Get the recipe: Blackstone French Toast
10. Chocolate Quesadilla
The easiest dessert on the Blackstone — no recipe page needed. Spread Nutella or peanut butter on a flour tortilla, add mini marshmallows and chocolate chips, and fold in half. Cook on a buttered griddle at 325–350°F for 1–2 minutes per side until golden. Slice into wedges and serve warm. That’s the whole recipe.
11. Berry Crisp (Cast Iron Required)
The one entry that needs a vessel: mix 4 cups of berries with 3 tablespoons sugar, 1 tablespoon cornstarch, and a squeeze of lemon in a 10-inch cast iron skillet set on the griddle. Top with a crumble of 1 cup oats, ½ cup flour, ½ cup brown sugar, ½ teaspoon cinnamon, and 6 tablespoons cold cubed butter. Dome it and cook 20–25 minutes at 350–375°F until bubbling and golden. The griddle drives more bottom heat into the skillet than most home ovens manage — the caramelization is the payoff. Rest 10 minutes and serve with ice cream.
Tips for All Griddle Desserts
Lower heat than you think. Sugar burns fast. Keep most desserts in the 300–375°F range — you have more control here than with high-heat savory cooking. Our temperature guide covers dialing it in.
A basting dome is essential. Without trapped heat from above, the top of most desserts won’t cook or caramelize while the bottom is still working. A dome, lid, or large metal bowl makes the difference.
Clean the griddle between savory and sweet. A few passes with the scraper and a wipe with an oiled cloth take 60 seconds and keep your peaches from tasting like smash burgers.
More flat-top recipes: Blackstone Breakfast Recipes · Blackstone Pancakes · Best Blackstone Recipes
Frequently Asked Questions
Can you make desserts on a Blackstone griddle?
Yes. The flat steel surface handles sweet cooking very well — it caramelizes fruit and sugar evenly, and with a dome you can cook items that need heat from above (like cookies or s’mores) without an oven. The key is lower heat than savory cooking.

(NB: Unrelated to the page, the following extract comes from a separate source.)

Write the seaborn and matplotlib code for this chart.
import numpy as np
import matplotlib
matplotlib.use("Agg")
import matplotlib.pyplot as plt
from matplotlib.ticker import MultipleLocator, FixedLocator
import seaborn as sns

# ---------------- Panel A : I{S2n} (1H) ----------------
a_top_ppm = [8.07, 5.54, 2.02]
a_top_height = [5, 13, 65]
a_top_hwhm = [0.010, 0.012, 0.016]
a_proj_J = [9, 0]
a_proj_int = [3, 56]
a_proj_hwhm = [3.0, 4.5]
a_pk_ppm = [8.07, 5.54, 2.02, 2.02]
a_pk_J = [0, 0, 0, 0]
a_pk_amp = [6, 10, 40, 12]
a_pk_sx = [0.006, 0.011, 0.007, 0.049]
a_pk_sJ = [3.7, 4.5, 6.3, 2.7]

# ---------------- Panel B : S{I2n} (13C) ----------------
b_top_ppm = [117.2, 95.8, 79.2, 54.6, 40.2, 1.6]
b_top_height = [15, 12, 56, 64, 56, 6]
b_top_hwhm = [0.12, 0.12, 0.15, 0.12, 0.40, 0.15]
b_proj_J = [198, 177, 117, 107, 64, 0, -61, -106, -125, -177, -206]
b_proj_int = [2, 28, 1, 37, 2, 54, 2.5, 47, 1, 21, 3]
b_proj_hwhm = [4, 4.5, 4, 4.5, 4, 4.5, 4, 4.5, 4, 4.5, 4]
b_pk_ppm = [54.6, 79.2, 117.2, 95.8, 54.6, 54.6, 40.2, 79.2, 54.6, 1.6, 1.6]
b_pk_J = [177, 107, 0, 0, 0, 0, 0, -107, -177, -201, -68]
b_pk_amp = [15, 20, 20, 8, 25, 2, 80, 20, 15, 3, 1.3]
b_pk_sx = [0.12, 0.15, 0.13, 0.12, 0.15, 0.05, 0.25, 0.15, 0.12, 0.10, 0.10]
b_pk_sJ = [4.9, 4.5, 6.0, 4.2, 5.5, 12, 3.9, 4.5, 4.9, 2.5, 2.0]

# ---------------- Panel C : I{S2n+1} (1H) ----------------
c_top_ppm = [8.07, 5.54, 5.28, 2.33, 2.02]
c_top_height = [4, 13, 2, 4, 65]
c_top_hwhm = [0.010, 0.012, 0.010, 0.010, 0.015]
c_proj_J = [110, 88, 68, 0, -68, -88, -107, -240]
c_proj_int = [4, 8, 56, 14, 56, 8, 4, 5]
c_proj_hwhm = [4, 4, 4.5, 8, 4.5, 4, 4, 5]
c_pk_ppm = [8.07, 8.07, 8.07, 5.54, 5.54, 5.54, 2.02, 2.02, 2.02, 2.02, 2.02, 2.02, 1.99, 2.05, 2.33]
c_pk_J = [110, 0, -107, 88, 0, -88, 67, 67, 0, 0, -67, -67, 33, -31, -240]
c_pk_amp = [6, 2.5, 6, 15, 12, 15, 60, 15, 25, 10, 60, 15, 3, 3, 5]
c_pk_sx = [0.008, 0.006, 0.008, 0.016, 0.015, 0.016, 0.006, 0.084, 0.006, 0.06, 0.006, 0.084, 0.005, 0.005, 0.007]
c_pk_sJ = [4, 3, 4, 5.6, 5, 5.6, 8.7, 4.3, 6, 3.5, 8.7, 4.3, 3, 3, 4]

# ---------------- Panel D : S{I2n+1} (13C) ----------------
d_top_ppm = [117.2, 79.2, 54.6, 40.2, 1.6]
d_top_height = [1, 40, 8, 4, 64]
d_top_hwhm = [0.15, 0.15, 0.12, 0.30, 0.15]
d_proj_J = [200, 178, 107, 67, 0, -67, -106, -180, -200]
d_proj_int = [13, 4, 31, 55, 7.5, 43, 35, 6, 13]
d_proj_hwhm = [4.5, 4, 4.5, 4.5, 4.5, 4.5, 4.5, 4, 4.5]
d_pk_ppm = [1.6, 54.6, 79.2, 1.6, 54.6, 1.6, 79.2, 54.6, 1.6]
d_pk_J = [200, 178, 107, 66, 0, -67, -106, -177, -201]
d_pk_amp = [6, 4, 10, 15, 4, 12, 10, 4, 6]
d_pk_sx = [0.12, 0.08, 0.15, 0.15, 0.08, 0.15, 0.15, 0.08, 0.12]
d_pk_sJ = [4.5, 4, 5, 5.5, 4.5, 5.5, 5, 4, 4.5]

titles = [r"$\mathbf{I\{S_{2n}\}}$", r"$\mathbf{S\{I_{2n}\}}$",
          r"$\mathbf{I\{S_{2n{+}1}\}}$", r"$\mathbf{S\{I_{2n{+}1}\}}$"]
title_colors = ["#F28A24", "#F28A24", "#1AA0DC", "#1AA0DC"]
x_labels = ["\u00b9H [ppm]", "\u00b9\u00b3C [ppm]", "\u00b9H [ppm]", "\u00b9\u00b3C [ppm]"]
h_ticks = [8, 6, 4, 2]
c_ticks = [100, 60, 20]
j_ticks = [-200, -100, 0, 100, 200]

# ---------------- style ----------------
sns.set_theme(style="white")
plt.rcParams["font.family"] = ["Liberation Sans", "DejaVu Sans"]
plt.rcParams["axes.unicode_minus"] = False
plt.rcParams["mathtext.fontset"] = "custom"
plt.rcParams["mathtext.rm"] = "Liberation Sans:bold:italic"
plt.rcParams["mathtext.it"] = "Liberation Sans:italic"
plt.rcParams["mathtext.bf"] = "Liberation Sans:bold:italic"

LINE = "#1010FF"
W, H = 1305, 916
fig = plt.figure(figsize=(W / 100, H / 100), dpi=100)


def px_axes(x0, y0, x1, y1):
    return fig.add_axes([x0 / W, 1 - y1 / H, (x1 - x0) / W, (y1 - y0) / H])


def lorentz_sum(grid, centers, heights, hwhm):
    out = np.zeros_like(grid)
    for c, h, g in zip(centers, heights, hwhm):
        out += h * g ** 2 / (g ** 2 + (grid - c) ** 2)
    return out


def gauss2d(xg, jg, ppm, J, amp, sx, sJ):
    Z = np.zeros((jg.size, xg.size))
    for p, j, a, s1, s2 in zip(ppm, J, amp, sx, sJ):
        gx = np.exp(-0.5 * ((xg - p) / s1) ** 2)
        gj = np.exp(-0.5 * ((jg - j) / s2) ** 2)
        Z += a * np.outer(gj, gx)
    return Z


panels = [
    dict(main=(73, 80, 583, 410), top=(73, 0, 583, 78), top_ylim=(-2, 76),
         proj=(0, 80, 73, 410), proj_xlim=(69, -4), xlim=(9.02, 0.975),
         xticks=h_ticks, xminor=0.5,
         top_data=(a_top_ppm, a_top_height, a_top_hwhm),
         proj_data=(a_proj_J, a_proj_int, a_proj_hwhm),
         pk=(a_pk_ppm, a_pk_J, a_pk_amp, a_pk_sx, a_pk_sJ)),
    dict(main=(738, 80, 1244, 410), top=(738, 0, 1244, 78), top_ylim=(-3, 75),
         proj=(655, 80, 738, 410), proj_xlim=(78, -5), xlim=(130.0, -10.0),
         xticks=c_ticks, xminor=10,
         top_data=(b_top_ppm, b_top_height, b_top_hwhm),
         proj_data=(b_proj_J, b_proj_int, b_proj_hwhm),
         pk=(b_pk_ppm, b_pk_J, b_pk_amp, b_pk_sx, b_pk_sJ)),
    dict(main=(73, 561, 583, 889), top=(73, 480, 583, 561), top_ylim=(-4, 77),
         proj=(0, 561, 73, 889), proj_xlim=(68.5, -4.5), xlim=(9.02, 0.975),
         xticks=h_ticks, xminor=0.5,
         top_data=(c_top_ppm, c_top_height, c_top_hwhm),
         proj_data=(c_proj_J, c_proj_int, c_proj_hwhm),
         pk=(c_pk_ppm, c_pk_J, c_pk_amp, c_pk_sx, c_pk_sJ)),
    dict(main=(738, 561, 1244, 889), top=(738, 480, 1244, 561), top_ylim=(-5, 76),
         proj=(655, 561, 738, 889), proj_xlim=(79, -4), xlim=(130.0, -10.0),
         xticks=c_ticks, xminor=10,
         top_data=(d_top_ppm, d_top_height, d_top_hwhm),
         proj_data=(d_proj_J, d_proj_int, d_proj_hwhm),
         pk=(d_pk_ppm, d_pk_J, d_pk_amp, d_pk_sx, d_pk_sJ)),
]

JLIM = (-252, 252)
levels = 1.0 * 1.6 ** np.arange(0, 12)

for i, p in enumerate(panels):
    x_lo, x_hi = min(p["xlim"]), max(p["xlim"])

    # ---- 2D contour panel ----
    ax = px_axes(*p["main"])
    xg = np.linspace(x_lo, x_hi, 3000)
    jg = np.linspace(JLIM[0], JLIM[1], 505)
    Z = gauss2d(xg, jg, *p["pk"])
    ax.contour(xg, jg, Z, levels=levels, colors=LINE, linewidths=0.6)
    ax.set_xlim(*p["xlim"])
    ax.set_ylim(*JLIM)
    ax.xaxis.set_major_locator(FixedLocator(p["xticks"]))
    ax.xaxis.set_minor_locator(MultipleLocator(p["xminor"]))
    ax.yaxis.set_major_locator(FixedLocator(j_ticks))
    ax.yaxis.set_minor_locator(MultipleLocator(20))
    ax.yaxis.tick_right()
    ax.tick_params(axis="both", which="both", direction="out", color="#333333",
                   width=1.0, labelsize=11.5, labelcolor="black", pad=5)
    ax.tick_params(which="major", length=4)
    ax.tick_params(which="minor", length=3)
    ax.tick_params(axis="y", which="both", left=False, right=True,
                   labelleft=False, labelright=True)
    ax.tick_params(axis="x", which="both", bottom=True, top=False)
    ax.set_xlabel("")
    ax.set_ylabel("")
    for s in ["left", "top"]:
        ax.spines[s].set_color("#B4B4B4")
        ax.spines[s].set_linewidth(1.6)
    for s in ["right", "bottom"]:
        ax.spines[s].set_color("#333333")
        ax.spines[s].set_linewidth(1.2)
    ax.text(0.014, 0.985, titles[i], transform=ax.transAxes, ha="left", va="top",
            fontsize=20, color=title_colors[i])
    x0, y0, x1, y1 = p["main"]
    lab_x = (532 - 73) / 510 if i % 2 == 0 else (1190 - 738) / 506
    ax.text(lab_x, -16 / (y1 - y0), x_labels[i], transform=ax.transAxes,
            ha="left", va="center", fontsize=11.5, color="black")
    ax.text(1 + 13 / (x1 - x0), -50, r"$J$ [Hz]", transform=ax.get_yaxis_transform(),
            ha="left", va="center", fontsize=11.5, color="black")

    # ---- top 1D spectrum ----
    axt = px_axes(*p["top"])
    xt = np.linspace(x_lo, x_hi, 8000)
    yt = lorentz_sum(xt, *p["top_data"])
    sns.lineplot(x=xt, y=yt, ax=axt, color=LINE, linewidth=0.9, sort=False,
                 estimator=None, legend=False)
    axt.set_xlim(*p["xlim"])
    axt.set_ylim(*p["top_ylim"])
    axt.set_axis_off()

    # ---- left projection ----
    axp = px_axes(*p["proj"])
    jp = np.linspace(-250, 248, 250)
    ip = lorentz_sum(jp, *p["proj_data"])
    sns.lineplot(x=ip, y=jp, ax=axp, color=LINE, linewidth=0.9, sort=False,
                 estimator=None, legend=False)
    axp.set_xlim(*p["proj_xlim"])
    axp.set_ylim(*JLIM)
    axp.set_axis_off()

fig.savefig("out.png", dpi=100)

What temperature should a Blackstone be for desserts?
It varies by recipe, but most griddle desserts fall in the 300–375°F range. High-sugar items like caramel, cinnamon rolls, and fruit need low-to-medium heat — too hot and the sugar burns before the interior cooks.
Do you need a dome or lid for griddle desserts?
For most desserts, yes. Items like cookies, s’mores, and berry crisp need heat from above to cook through. A basting dome, lid, or large metal bowl traps the heat and creates an oven-like environment above the food.
Can you cook cookies on a Blackstone?
Yes. Griddle cookies come out flatter and chewier than oven cookies with a crispy bottom and gooey center. Use cold dough, cover with a dome, and cook at 350–375°F — 4–5 minutes on the first side, 1–2 on the second.
What is the easiest dessert to make on a Blackstone?
The chocolate quesadilla — Nutella, marshmallows, and chocolate chips folded in a tortilla and griddled 1–2 minutes per side. Grilled pineapple and grilled peaches are close behind: one fruit, a cinnamon-sugar sprinkle, and about six minutes of cooking.